Spiced with the flavor of New York City like a Sabrett hot dog bought from a push cart outside Macy’s on 34th Street, NYPD Detective Louis Martelli peels the onion investigating the murder of a wealthy socialite Matthew B. Richardson III. Shot at point blank range in Times Square by an assassin in a clown suit, all of the signs of a professional hit were blatantly obvious once the assassin himself was found in a dumpster with a single gunshot to his head. So begins House of Cards, the latest action-packed suspense novel of the exploits of the big city detective Louis Martelli, by Theodore Jerome Cohen.

An inherent characteristic of Theodore Jerome Cohen’s books are they educate while entertaining, and House of Cards is no exception. The reader is expertly brought into the workings of the mortgage loan bust, where irresponsible home loans were bought and packaged into large investment paper portfolios, misrepresented as to their risk and sold to investors and capital managers worldwide. Once the investors caught wind of this through illegal insider information, the lucky ones purchased insurance from companies such as AIG to mitigate the risk, and as the pop of the financial bubble caused losses to the taxpayers needing to bail out the insurance companies, the crooked investment bankers paid themselves record bonuses. With more wealth generated by fraudulent white collar criminals since the beginning of our country, it was easy for the street gangsters to seek their share. Like moths to a flame, the situation burned up all that got too close.

Louis Martelli is use to working between the administrative lines while staying off the police department’s radar. Cohen brings his character to a new level of shady integrity, having him become a self-appointed judge and jury of right and wrong, good and bad. The circuitous course of events leads to a childhood friend, and their destinies collide in a dramatic climax of fate. Like poker, it’s all in the luck of the draw, unless you have the deck stacked and know how to cheat!

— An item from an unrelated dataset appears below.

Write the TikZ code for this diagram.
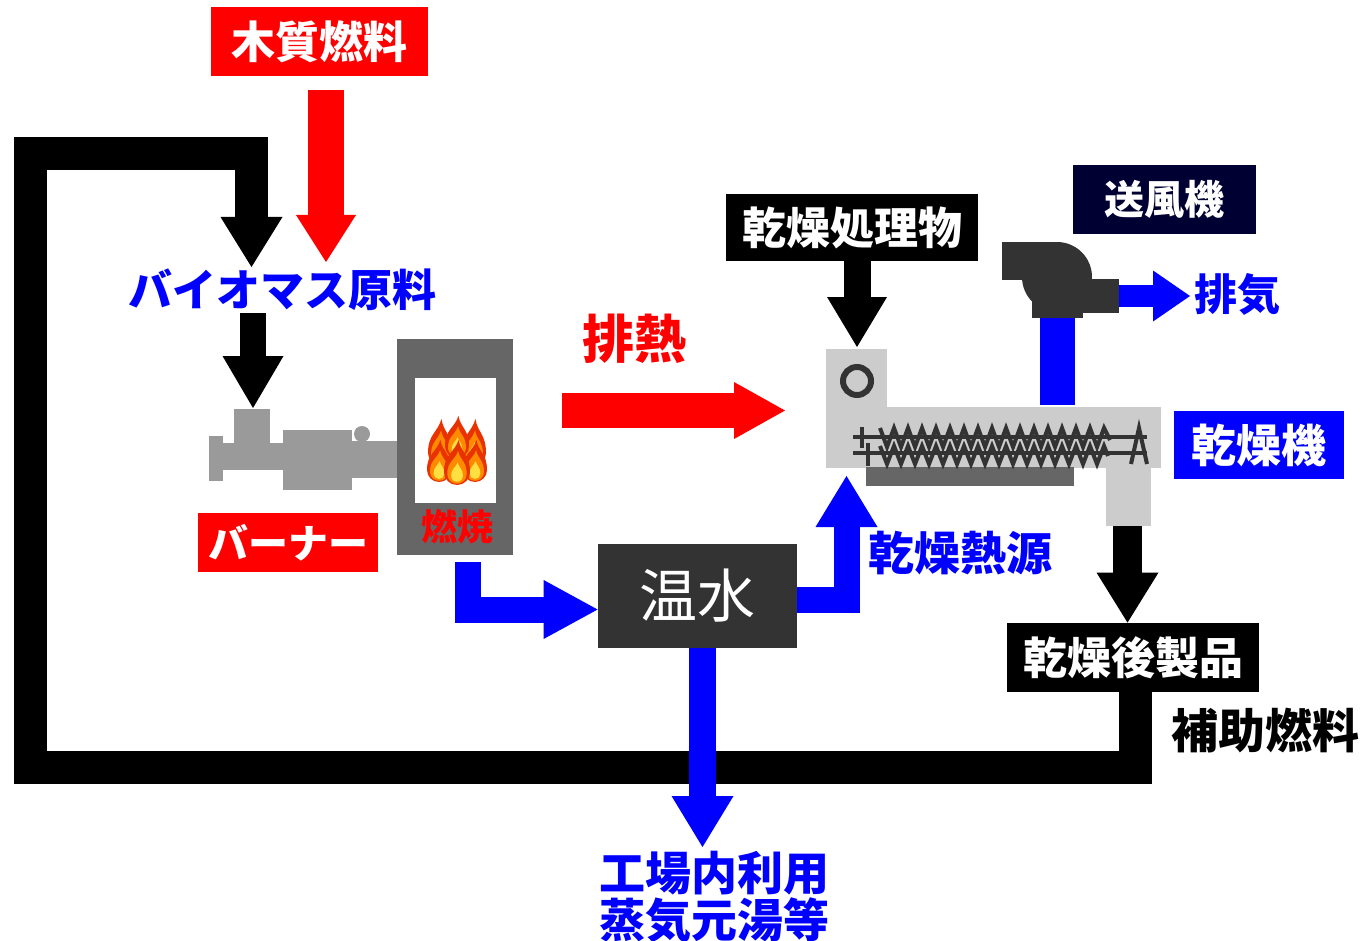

I found Theodore Jerome Cohen’s references and remarks to show a mature analogist style found in classic novels by authors such as the late Michael Crichton, or Dan Brown, or even Tom Clancy. Heavily laden in terse, poignant dialog, as well as street-smart observations, the reader gets easily drawn into the book; both effortlessly and willingly. Before you know it, the book has more pages on the left side then the right, and you just can’t put it down until you see what’s going to happen next.

Having grown up in New York, I found the references to Brooklyn to be personally nostalgic, but like a good pastrami sandwich, you don’t have to be a New Yorker to enjoy one. This book would be as good on the commuter trains out of Penn Station as it would on the beaches of Cozumel or poolside in Hollywood. The appeal of House of Cards is universal to all readers, and as with any great hero, Louis Martelli lives on to fight another battle. Should you think I’m giving away the ending, all I can say is the most famous of NY expressions, “What’s it to ya?”